* DATA LINES
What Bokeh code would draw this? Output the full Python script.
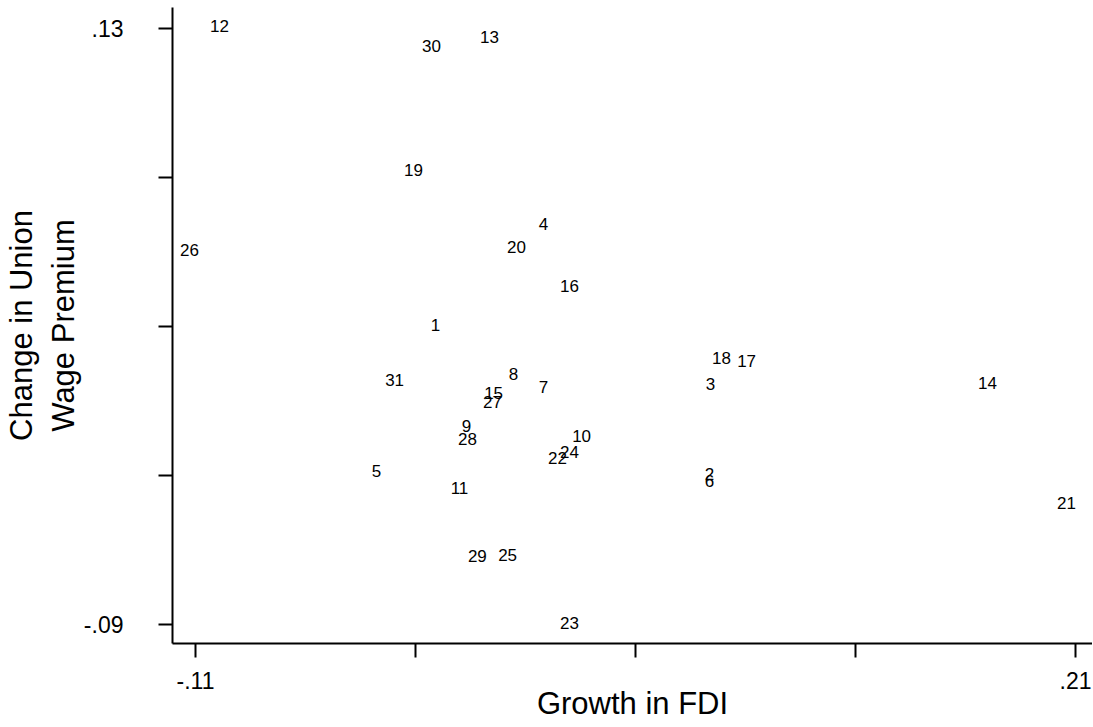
from bokeh.plotting import figure
from bokeh.models import ColumnDataSource, FixedTicker, Range1d
from bokeh.core.properties import value
from bokeh.embed import file_html
from bokeh.resources import INLINE

# Data: industry id, growth in FDI, change in union wage premium
ids = [str(i) for i in range(1, 32)]
fdi_growth = [-0.0227, 0.0769, 0.0773, 0.0165, -0.0442, 0.0769, 0.0165, 0.0056, -0.0115, 0.0304,
              -0.0140, -0.1013, -0.0031, 0.1780, -0.0016, 0.0260, 0.0904, 0.0813, -0.0307, 0.0067,
              0.2067, 0.0216, 0.0260, 0.0260, 0.0035, -0.1122, -0.0020, -0.0111, -0.0075, -0.0242,
              -0.0376]
premium_change = [0.0207, -0.0346, -0.0014, 0.0577, -0.0332, -0.0372, -0.0022, 0.0023, -0.0169, -0.0206,
                  -0.0398, 0.1311, 0.1270, -0.0007, -0.0047, 0.0348, 0.0074, 0.0082, 0.0776, 0.0495,
                  -0.0453, -0.0287, -0.0893, -0.0265, -0.0642, 0.0481, -0.0077, -0.0214, -0.0649, 0.1234,
                  0.0001]

x_ticks = [-0.11, -0.03, 0.05, 0.13, 0.21]
x_tick_labels = ["-.11", "", "", "", ".21"]
y_ticks = [-0.09, -0.035, 0.02, 0.075, 0.13]
y_tick_labels = ["-.09", "", "", "", ".13"]

x_title = "Growth in FDI"
y_title = "Change in Union\nWage Premium"

FONT = "Liberation Sans"

source = ColumnDataSource(data=dict(x=fdi_growth, y=premium_change, label=ids))

p = figure(width=1092, height=726, output_backend="svg", toolbar_location=None,
           x_range=Range1d(-0.11836, 0.21618), y_range=Range1d(-0.09702, 0.13775),
           min_border_left=172, min_border_right=0, min_border_top=7, min_border_bottom=83)

p.text(x="x", y="y", text="label", source=source, text_align="center", text_baseline="middle",
       text_font=value(FONT), text_font_size="17px", text_color="black")

p.outline_line_color = None
p.grid.visible = False
p.background_fill_color = "white"
p.border_fill_color = "white"

p.xaxis.ticker = FixedTicker(ticks=x_ticks)
p.xaxis.major_label_overrides = dict(zip(x_ticks, x_tick_labels))
p.yaxis.ticker = FixedTicker(ticks=y_ticks)
p.yaxis.major_label_overrides = dict(zip(y_ticks, y_tick_labels))

for ax in (p.xaxis[0], p.yaxis[0]):
    ax.axis_line_color = "black"
    ax.axis_line_width = 2
    ax.major_tick_line_color = "black"
    ax.major_tick_line_width = 2
    ax.major_tick_in = 0
    ax.major_tick_out = 14
    ax.minor_tick_line_color = None
    ax.major_label_text_font = FONT
    ax.major_label_text_font_size = "23px"
    ax.major_label_text_color = "black"
    ax.axis_label_text_font = FONT
    ax.axis_label_text_font_size = "31px"
    ax.axis_label_text_font_style = "normal"
    ax.axis_label_text_color = "black"

p.xaxis.axis_label = x_title
p.xaxis.major_label_standoff = 14
p.xaxis.axis_label_standoff = -6
p.yaxis.axis_label = y_title
p.yaxis.major_label_standoff = 35
p.yaxis.axis_label_standoff = 0
p.yaxis.major_label_orientation = "horizontal"

open("out.html", "w").write(file_html(p, INLINE))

* EXERCISE DESCRIPTION
Look at the listing and set down only the lines from its start through the line with "from bokeh.resources import INLINE", word for word and without pictures.

* FULL RESPONSE
What Bokeh code would draw this? Output the full Python script.
from bokeh.plotting import figure
from bokeh.models import ColumnDataSource, FixedTicker, Range1d
from bokeh.core.properties import value
from bokeh.embed import file_html
from bokeh.resources import INLINE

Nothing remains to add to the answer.